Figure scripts
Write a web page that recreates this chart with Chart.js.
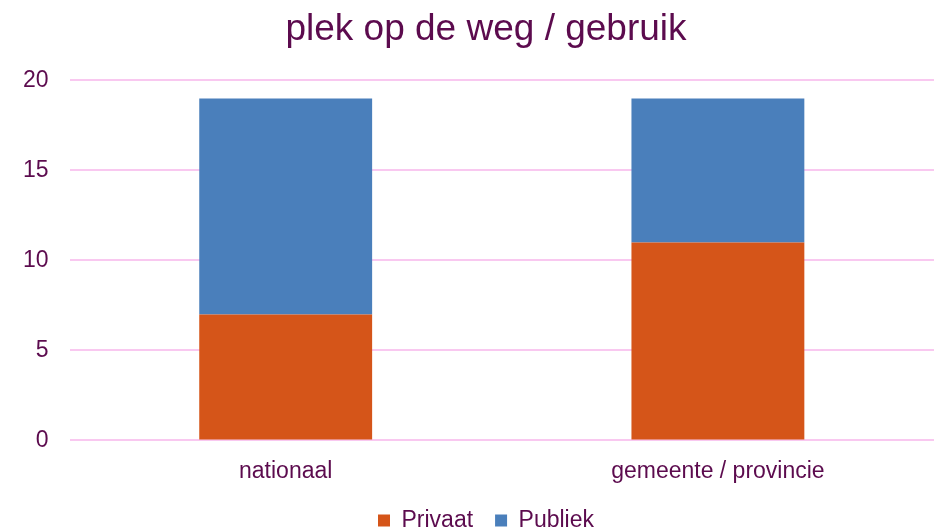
<!DOCTYPE html>
<html>
<head>
<meta charset="utf-8">
<script src="https://cdn.jsdelivr.net/npm/chart.js@4/dist/chart.umd.min.js"></script>
<style>
html,body{margin:0;padding:0;background:#fff;}
#wrap{width:936px;height:532px;position:relative;}
</style>
</head>
<body>
<div id="wrap"><canvas id="c" width="936" height="532"></canvas></div>
<script>
const categories = ["nationaal", "gemeente / provincie"];
const privaat = [7, 11];
const publiek = [12, 8];
const seriesNames = ["Privaat", "Publiek"];
const titleText = "plek op de weg / gebruik";

const textColor = "#5C0B4E";
const gridColor = "#F9C8F0";

Chart.defaults.font.family = "'Liberation Sans', Arial, sans-serif";
Chart.defaults.color = textColor;

// shift title and legend centre to the right, like the reference
const shiftBlocks = {
  id: "shiftBlocks",
  afterLayout(chart) {
    if (chart.titleBlock) chart.titleBlock.left += 36;
    if (chart.legend) chart.legend.left += 36;
  }
};

new Chart(document.getElementById("c"), {
  type: "bar",
  data: {
    labels: categories,
    datasets: [
      { label: seriesNames[0], data: privaat, backgroundColor: "#D55519", barPercentage: 0.4, categoryPercentage: 1.0 },
      { label: seriesNames[1], data: publiek, backgroundColor: "#4A7FBB", barPercentage: 0.4, categoryPercentage: 1.0 }
    ]
  },
  options: {
    responsive: false,
    animation: false,
    layout: { padding: { left: 2, right: 2, top: 0, bottom: -10 } },
    plugins: {
      title: {
        display: true,
        text: titleText,
        color: textColor,
        font: { size: 37, weight: "normal" },
        padding: { top: 8, bottom: 28 }
      },
      legend: {
        position: "bottom",
        labels: {
          color: textColor,
          font: { size: 23 },
          boxWidth: 12,
          boxHeight: 12,
          padding: 22,
          useBorderRadius: false
        }
      },
      tooltip: { enabled: false }
    },
    scales: {
      x: {
        stacked: true,
        grid: { display: false, drawTicks: false },
        border: { display: false },
        ticks: { color: textColor, font: { size: 23 }, padding: 17 },
        afterFit: (s) => { s.height -= 15; }
      },
      y: {
        stacked: true,
        min: 0,
        max: 20,
        ticks: { stepSize: 5, color: textColor, font: { size: 23 }, padding: 21 },
        grid: { color: gridColor, lineWidth: 2, drawTicks: false },
        border: { display: false }
      }
    }
  },
  plugins: [shiftBlocks]
});
</script>
</body>
</html>
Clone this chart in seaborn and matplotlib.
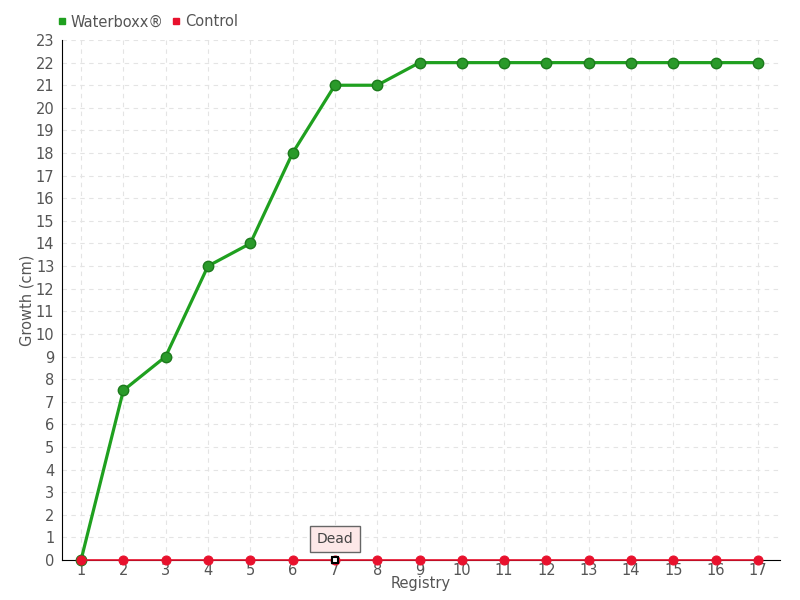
import matplotlib
matplotlib.use("Agg")
import matplotlib.pyplot as plt
import seaborn as sns
import pandas as pd
from matplotlib.lines import Line2D

registry = list(range(1, 18))
waterboxx = [0, 7.5, 9, 13, 14, 18, 21, 21, 22, 22, 22, 22, 22, 22, 22, 22, 22]
control = [0] * 17
dead_at = 7

sns.set_style("white")
plt.rcParams['font.family'] = ['Liberation Sans Narrow', 'DejaVu Sans']

df = pd.DataFrame({"Registry": registry, "Waterboxx®": waterboxx, "Control": control})

fig = plt.figure(figsize=(8, 6), dpi=100)
ax = fig.add_axes([0.0775, 0.0667, 0.8975, 0.8666])

green = "#1fa01f"
red = "#e8112d"

sns.lineplot(data=df, x="Registry", y="Waterboxx®", ax=ax, color=green, lw=2.3,
             marker="o", markersize=7.5, markerfacecolor="#2a9a2a",
             markeredgecolor="#1c7a1c", markeredgewidth=1, zorder=3, clip_on=False)
sns.lineplot(data=df, x="Registry", y="Control", ax=ax, color=red, lw=1.2,
             marker="o", markersize=6.5, markerfacecolor=red,
             markeredgecolor=red, zorder=4, clip_on=False)
# hovered point
ax.plot([dead_at], [0], marker="s", ms=4.5, mfc="white", mec="black", mew=1.5,
        zorder=5, clip_on=False)
ax.annotate("Dead", xy=(dead_at, 0), xytext=(0, 15), textcoords="offset points",
            ha="center", va="center", fontsize=10, color="#444444",
            bbox=dict(boxstyle="square,pad=0.45", fc="#fde8e8", ec="#666666", lw=1))

ax.set_xlim(0.55, 17.52)
ax.set_ylim(0, 23)
ax.set_xticks(registry)
ax.set_yticks(range(0, 24))
ax.tick_params(axis="y", colors="#555555", labelsize=10.5, length=4,
               direction="inout", width=1)
ax.tick_params(axis="x", colors="#555555", labelsize=10.5, length=0, pad=2)
ax.grid(True, ls=(0, (4, 4)), color="#e4e4e4", lw=0.8)
for s in ["top", "right"]:
    ax.spines[s].set_visible(False)
ax.spines["left"].set_color("black")
ax.spines["bottom"].set_color("black")
ax.set_xlabel("Registry", color="#555555", fontsize=10.5, labelpad=-1)
ax.set_ylabel("Growth (cm)", color="#555555", fontsize=10.5, labelpad=1)

handles = [Line2D([], [], ls="", marker="s", ms=5, color=green),
           Line2D([], [], ls="", marker="s", ms=5, color=red)]
fig.legend(handles, ["Waterboxx®", "Control"], loc="upper left",
           bbox_to_anchor=(0.055, 0.998), ncol=2, frameon=False, fontsize=10.5,
           handlelength=0.6, handletextpad=0.3, columnspacing=0.6,
           labelcolor="#555555")

fig.savefig("out.png", dpi=100)
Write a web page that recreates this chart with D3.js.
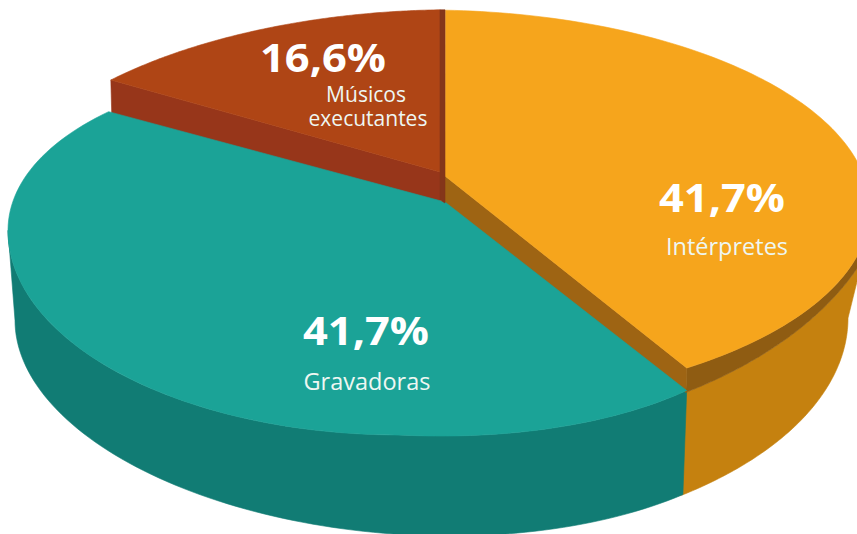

__Direction__:
Output every entry verbatim. Pictures do not belong in the copy.

__Answer in full__:
Write a web page that recreates this chart with Chart.js.
<!DOCTYPE html>
<html>
<head>
<meta charset="utf-8">
<script src="https://cdn.jsdelivr.net/npm/chart.js@4/dist/chart.umd.min.js"></script>
<style>
html,body{margin:0;padding:0;background:#fff;}
#wrap{width:936px;height:532px;position:relative;}
</style>
</head>
<body>
<div id="wrap"><canvas id="c" width="936" height="532"></canvas></div>
<script>
const categories = ["nationaal", "gemeente / provincie"];
const privaat = [7, 11];
const publiek = [12, 8];
const seriesNames = ["Privaat", "Publiek"];
const titleText = "plek op de weg / gebruik";

const textColor = "#5C0B4E";
const gridColor = "#F9C8F0";

Chart.defaults.font.family = "'Liberation Sans', Arial, sans-serif";
Chart.defaults.color = textColor;

// shift title and legend centre to the right, like the reference
const shiftBlocks = {
  id: "shiftBlocks",
  afterLayout(chart) {
    if (chart.titleBlock) chart.titleBlock.left += 36;
    if (chart.legend) chart.legend.left += 36;
  }
};

new Chart(document.getElementById("c"), {
  type: "bar",
  data: {
    labels: categories,
    datasets: [
      { label: seriesNames[0], data: privaat, backgroundColor: "#D55519", barPercentage: 0.4, categoryPercentage: 1.0 },
      { label: seriesNames[1], data: publiek, backgroundColor: "#4A7FBB", barPercentage: 0.4, categoryPercentage: 1.0 }
    ]
  },
  options: {
    responsive: false,
    animation: false,
    layout: { padding: { left: 2, right: 2, top: 0, bottom: -10 } },
    plugins: {
      title: {
        display: true,
        text: titleText,
        color: textColor,
        font: { size: 37, weight: "normal" },
        padding: { top: 8, bottom: 28 }
      },
      legend: {
        position: "bottom",
        labels: {
          color: textColor,
          font: { size: 23 },
          boxWidth: 12,
          boxHeight: 12,
          padding: 22,
          useBorderRadius: false
        }
      },
      tooltip: { enabled: false }
    },
    scales: {
      x: {
        stacked: true,
        grid: { display: false, drawTicks: false },
        border: { display: false },
        ticks: { color: textColor, font: { size: 23 }, padding: 17 },
        afterFit: (s) => { s.height -= 15; }
      },
      y: {
        stacked: true,
        min: 0,
        max: 20,
        ticks: { stepSize: 5, color: textColor, font: { size: 23 }, padding: 21 },
        grid: { color: gridColor, lineWidth: 2, drawTicks: false },
        border: { display: false }
      }
    }
  },
  plugins: [shiftBlocks]
});
</script>
</body>
</html>
Clone this chart in seaborn and matplotlib.
import matplotlib
matplotlib.use("Agg")
import matplotlib.pyplot as plt
import seaborn as sns
import pandas as pd
from matplotlib.lines import Line2D

registry = list(range(1, 18))
waterboxx = [0, 7.5, 9, 13, 14, 18, 21, 21, 22, 22, 22, 22, 22, 22, 22, 22, 22]
control = [0] * 17
dead_at = 7

sns.set_style("white")
plt.rcParams['font.family'] = ['Liberation Sans Narrow', 'DejaVu Sans']

df = pd.DataFrame({"Registry": registry, "Waterboxx®": waterboxx, "Control": control})

fig = plt.figure(figsize=(8, 6), dpi=100)
ax = fig.add_axes([0.0775, 0.0667, 0.8975, 0.8666])

green = "#1fa01f"
red = "#e8112d"

sns.lineplot(data=df, x="Registry", y="Waterboxx®", ax=ax, color=green, lw=2.3,
             marker="o", markersize=7.5, markerfacecolor="#2a9a2a",
             markeredgecolor="#1c7a1c", markeredgewidth=1, zorder=3, clip_on=False)
sns.lineplot(data=df, x="Registry", y="Control", ax=ax, color=red, lw=1.2,
             marker="o", markersize=6.5, markerfacecolor=red,
             markeredgecolor=red, zorder=4, clip_on=False)
# hovered point
ax.plot([dead_at], [0], marker="s", ms=4.5, mfc="white", mec="black", mew=1.5,
        zorder=5, clip_on=False)
ax.annotate("Dead", xy=(dead_at, 0), xytext=(0, 15), textcoords="offset points",
            ha="center", va="center", fontsize=10, color="#444444",
            bbox=dict(boxstyle="square,pad=0.45", fc="#fde8e8", ec="#666666", lw=1))

ax.set_xlim(0.55, 17.52)
ax.set_ylim(0, 23)
ax.set_xticks(registry)
ax.set_yticks(range(0, 24))
ax.tick_params(axis="y", colors="#555555", labelsize=10.5, length=4,
               direction="inout", width=1)
ax.tick_params(axis="x", colors="#555555", labelsize=10.5, length=0, pad=2)
ax.grid(True, ls=(0, (4, 4)), color="#e4e4e4", lw=0.8)
for s in ["top", "right"]:
    ax.spines[s].set_visible(False)
ax.spines["left"].set_color("black")
ax.spines["bottom"].set_color("black")
ax.set_xlabel("Registry", color="#555555", fontsize=10.5, labelpad=-1)
ax.set_ylabel("Growth (cm)", color="#555555", fontsize=10.5, labelpad=1)

handles = [Line2D([], [], ls="", marker="s", ms=5, color=green),
           Line2D([], [], ls="", marker="s", ms=5, color=red)]
fig.legend(handles, ["Waterboxx®", "Control"], loc="upper left",
           bbox_to_anchor=(0.055, 0.998), ncol=2, frameon=False, fontsize=10.5,
           handlelength=0.6, handletextpad=0.3, columnspacing=0.6,
           labelcolor="#555555")

fig.savefig("out.png", dpi=100)
Write a web page that recreates this chart with D3.js.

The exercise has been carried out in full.